(Code that draws figures)

▬▬▬▬▬▬▬▬▬▬

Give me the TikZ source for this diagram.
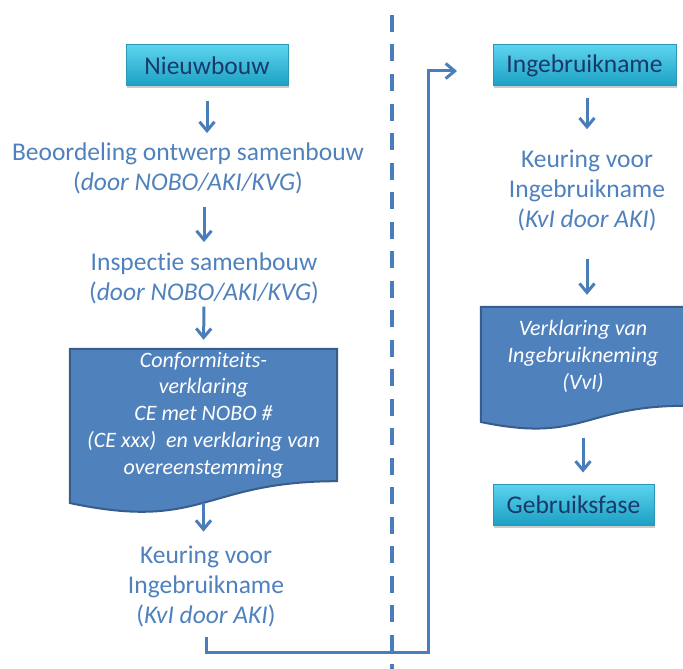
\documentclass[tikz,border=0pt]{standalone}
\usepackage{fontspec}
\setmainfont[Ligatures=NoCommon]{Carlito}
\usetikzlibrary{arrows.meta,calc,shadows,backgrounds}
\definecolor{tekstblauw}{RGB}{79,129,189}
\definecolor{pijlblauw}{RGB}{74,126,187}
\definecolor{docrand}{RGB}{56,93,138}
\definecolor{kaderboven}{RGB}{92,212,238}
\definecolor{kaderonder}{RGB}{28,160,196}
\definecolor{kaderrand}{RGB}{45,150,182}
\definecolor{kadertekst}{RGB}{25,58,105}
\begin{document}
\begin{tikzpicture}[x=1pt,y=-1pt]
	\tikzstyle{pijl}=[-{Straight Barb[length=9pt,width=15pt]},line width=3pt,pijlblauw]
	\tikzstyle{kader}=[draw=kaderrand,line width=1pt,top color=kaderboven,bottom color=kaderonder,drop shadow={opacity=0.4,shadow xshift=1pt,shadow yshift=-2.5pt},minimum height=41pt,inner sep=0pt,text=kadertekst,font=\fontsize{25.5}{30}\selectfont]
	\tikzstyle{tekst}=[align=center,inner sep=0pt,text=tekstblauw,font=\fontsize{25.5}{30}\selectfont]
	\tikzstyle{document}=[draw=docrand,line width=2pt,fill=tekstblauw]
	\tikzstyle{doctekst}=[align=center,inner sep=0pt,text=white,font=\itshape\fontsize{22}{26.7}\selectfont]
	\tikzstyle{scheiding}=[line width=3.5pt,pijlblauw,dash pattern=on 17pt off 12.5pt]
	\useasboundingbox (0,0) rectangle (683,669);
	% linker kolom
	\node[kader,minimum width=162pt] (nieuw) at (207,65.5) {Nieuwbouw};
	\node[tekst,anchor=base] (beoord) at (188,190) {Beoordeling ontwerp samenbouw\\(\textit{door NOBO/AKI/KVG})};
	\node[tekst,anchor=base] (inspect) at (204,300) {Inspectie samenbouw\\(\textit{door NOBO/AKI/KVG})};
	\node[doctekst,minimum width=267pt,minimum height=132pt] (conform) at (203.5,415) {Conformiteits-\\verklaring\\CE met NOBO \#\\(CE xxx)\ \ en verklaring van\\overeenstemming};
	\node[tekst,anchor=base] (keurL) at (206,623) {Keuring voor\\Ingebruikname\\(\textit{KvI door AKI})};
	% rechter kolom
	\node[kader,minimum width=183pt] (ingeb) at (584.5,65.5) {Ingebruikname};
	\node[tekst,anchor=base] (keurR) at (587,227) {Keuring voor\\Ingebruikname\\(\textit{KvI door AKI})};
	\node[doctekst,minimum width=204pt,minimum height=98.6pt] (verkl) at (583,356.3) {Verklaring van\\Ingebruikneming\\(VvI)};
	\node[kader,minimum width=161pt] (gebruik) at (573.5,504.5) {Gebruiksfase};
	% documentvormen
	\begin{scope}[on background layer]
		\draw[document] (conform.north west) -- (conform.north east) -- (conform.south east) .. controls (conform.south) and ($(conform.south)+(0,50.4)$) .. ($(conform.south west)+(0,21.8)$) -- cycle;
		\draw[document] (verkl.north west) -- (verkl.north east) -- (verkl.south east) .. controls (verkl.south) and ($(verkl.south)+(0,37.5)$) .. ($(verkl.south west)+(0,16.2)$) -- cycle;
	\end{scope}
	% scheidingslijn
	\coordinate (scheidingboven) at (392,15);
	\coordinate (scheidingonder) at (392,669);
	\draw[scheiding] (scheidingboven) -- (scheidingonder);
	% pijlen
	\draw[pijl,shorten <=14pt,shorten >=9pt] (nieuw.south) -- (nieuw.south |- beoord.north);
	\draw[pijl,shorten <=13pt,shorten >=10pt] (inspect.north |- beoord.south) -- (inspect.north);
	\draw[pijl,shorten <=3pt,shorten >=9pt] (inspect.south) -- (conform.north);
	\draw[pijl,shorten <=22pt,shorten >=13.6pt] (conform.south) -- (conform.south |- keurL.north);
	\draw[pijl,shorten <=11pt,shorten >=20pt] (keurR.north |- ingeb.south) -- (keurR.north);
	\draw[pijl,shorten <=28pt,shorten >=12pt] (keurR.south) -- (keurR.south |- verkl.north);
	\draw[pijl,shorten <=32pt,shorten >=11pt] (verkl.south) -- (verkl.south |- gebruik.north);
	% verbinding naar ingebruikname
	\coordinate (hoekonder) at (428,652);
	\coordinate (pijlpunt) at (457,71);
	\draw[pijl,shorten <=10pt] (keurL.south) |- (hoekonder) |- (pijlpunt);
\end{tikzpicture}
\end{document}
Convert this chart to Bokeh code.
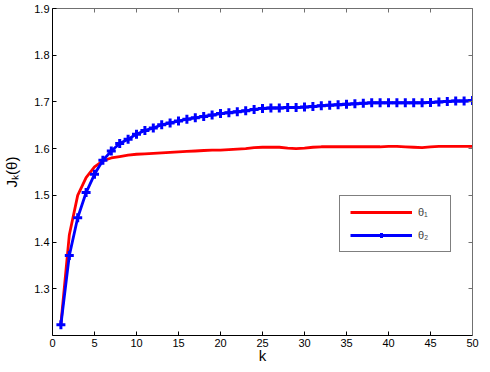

▬▬▬▬▬▬▬▬▬▬

▸ **Exercise**
The material above holds pictures; copy everything else in it exactly.

▸ **Task result**
Give me the TikZ source for this diagram.
\documentclass[tikz,border=0pt]{standalone}
\usepackage{fontspec}
\setmainfont[Ligatures=NoCommon]{Carlito}
\usetikzlibrary{arrows.meta,calc,shadows,backgrounds}
\definecolor{tekstblauw}{RGB}{79,129,189}
\definecolor{pijlblauw}{RGB}{74,126,187}
\definecolor{docrand}{RGB}{56,93,138}
\definecolor{kaderboven}{RGB}{92,212,238}
\definecolor{kaderonder}{RGB}{28,160,196}
\definecolor{kaderrand}{RGB}{45,150,182}
\definecolor{kadertekst}{RGB}{25,58,105}
\begin{document}
\begin{tikzpicture}[x=1pt,y=-1pt]
	\tikzstyle{pijl}=[-{Straight Barb[length=9pt,width=15pt]},line width=3pt,pijlblauw]
	\tikzstyle{kader}=[draw=kaderrand,line width=1pt,top color=kaderboven,bottom color=kaderonder,drop shadow={opacity=0.4,shadow xshift=1pt,shadow yshift=-2.5pt},minimum height=41pt,inner sep=0pt,text=kadertekst,font=\fontsize{25.5}{30}\selectfont]
	\tikzstyle{tekst}=[align=center,inner sep=0pt,text=tekstblauw,font=\fontsize{25.5}{30}\selectfont]
	\tikzstyle{document}=[draw=docrand,line width=2pt,fill=tekstblauw]
	\tikzstyle{doctekst}=[align=center,inner sep=0pt,text=white,font=\itshape\fontsize{22}{26.7}\selectfont]
	\tikzstyle{scheiding}=[line width=3.5pt,pijlblauw,dash pattern=on 17pt off 12.5pt]
	\useasboundingbox (0,0) rectangle (683,669);
	% linker kolom
	\node[kader,minimum width=162pt] (nieuw) at (207,65.5) {Nieuwbouw};
	\node[tekst,anchor=base] (beoord) at (188,190) {Beoordeling ontwerp samenbouw\\(\textit{door NOBO/AKI/KVG})};
	\node[tekst,anchor=base] (inspect) at (204,300) {Inspectie samenbouw\\(\textit{door NOBO/AKI/KVG})};
	\node[doctekst,minimum width=267pt,minimum height=132pt] (conform) at (203.5,415) {Conformiteits-\\verklaring\\CE met NOBO \#\\(CE xxx)\ \ en verklaring van\\overeenstemming};
	\node[tekst,anchor=base] (keurL) at (206,623) {Keuring voor\\Ingebruikname\\(\textit{KvI door AKI})};
	% rechter kolom
	\node[kader,minimum width=183pt] (ingeb) at (584.5,65.5) {Ingebruikname};
	\node[tekst,anchor=base] (keurR) at (587,227) {Keuring voor\\Ingebruikname\\(\textit{KvI door AKI})};
	\node[doctekst,minimum width=204pt,minimum height=98.6pt] (verkl) at (583,356.3) {Verklaring van\\Ingebruikneming\\(VvI)};
	\node[kader,minimum width=161pt] (gebruik) at (573.5,504.5) {Gebruiksfase};
	% documentvormen
	\begin{scope}[on background layer]
		\draw[document] (conform.north west) -- (conform.north east) -- (conform.south east) .. controls (conform.south) and ($(conform.south)+(0,50.4)$) .. ($(conform.south west)+(0,21.8)$) -- cycle;
		\draw[document] (verkl.north west) -- (verkl.north east) -- (verkl.south east) .. controls (verkl.south) and ($(verkl.south)+(0,37.5)$) .. ($(verkl.south west)+(0,16.2)$) -- cycle;
	\end{scope}
	% scheidingslijn
	\coordinate (scheidingboven) at (392,15);
	\coordinate (scheidingonder) at (392,669);
	\draw[scheiding] (scheidingboven) -- (scheidingonder);
	% pijlen
	\draw[pijl,shorten <=14pt,shorten >=9pt] (nieuw.south) -- (nieuw.south |- beoord.north);
	\draw[pijl,shorten <=13pt,shorten >=10pt] (inspect.north |- beoord.south) -- (inspect.north);
	\draw[pijl,shorten <=3pt,shorten >=9pt] (inspect.south) -- (conform.north);
	\draw[pijl,shorten <=22pt,shorten >=13.6pt] (conform.south) -- (conform.south |- keurL.north);
	\draw[pijl,shorten <=11pt,shorten >=20pt] (keurR.north |- ingeb.south) -- (keurR.north);
	\draw[pijl,shorten <=28pt,shorten >=12pt] (keurR.south) -- (keurR.south |- verkl.north);
	\draw[pijl,shorten <=32pt,shorten >=11pt] (verkl.south) -- (verkl.south |- gebruik.north);
	% verbinding naar ingebruikname
	\coordinate (hoekonder) at (428,652);
	\coordinate (pijlpunt) at (457,71);
	\draw[pijl,shorten <=10pt] (keurL.south) |- (hoekonder) |- (pijlpunt);
\end{tikzpicture}
\end{document}
Convert this chart to Bokeh code.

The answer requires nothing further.